Instructions to follow:
Print exactly the lines from the first one down to the line containing "import pandas as pd", both ends included, with no pictures and nothing else.
%%
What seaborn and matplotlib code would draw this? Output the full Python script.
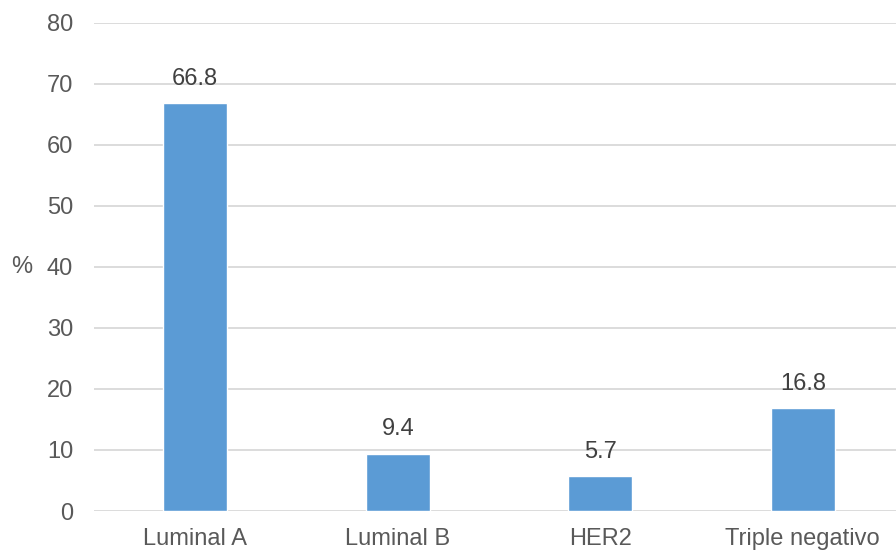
import matplotlib
matplotlib.use("Agg")
import matplotlib.pyplot as plt
import seaborn as sns
import pandas as pd

categories = ["Luminal A", "Luminal B", "HER2", "Triple negativo"]
values = [66.8, 9.4, 5.7, 16.8]
y_ticks = [0, 10, 20, 30, 40, 50, 60, 70, 80]

sns.set_theme(style="white")
plt.rcParams["font.family"] = ["Liberation Sans", "DejaVu Sans"]

df = pd.DataFrame({"subtype": categories, "pct": values})

fig = plt.figure(figsize=(8.96, 5.52), dpi=100)
ax = fig.add_axes([94 / 896, 1 - 511 / 552, 810 / 896, (511 - 22.5) / 552])

sns.barplot(data=df, x="subtype", y="pct", color="#5b9bd5", saturation=1,
            width=0.316, ax=ax, zorder=3)

ax.set_ylim(0, 80)
ax.set_xlim(-0.5, len(categories) - 0.5)
ax.set_yticks(y_ticks)
ax.yaxis.grid(True, color="#d9d9d9", linewidth=1.3, zorder=0)
ax.set_axisbelow(True)
for s in ax.spines.values():
    s.set_visible(False)
ax.tick_params(axis="both", length=0, labelsize=17, colors="#595959")
ax.tick_params(axis="y", pad=15)
ax.tick_params(axis="x", pad=12.5)
ax.set_xlabel("")
ax.set_ylabel("%", rotation=0, fontsize=17, color="#595959", ha="center", va="center")
ax.yaxis.set_label_coords(-72 / 810, 0.5)

for i, v in enumerate(values):
    ax.annotate(f"{v:.1f}", (i, v), xytext=(0, 9.5), textcoords="offset points",
                ha="center", va="bottom", fontsize=17, color="#404040")

fig.savefig("out.png", dpi=100)
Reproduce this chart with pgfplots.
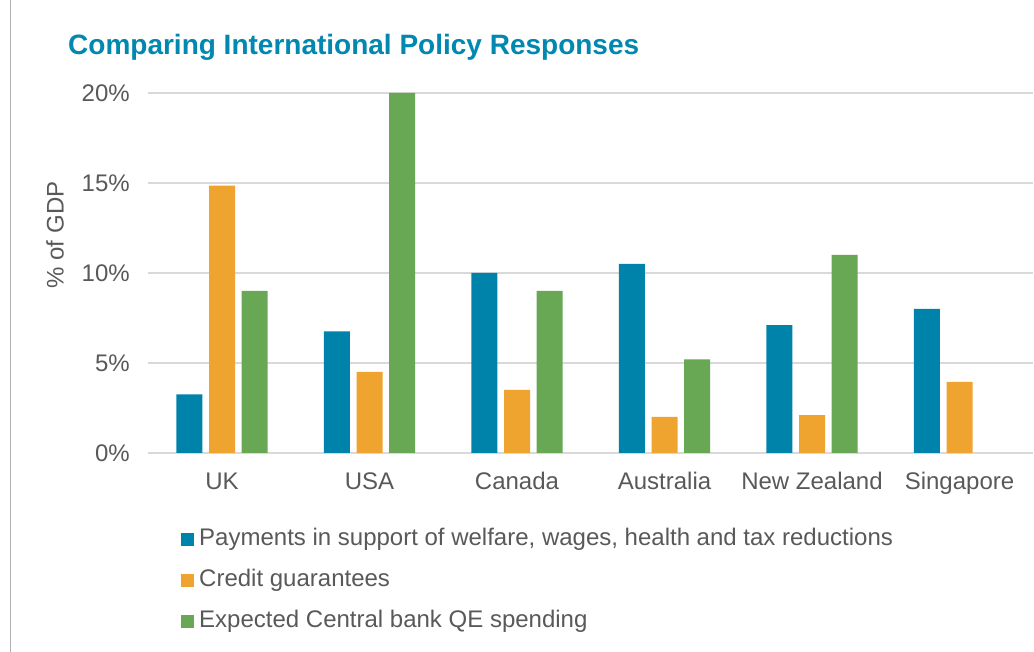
%%
Written solution:
What seaborn and matplotlib code would draw this? Output the full Python script.
import matplotlib
matplotlib.use("Agg")
import matplotlib.pyplot as plt
import seaborn as sns
import pandas as pd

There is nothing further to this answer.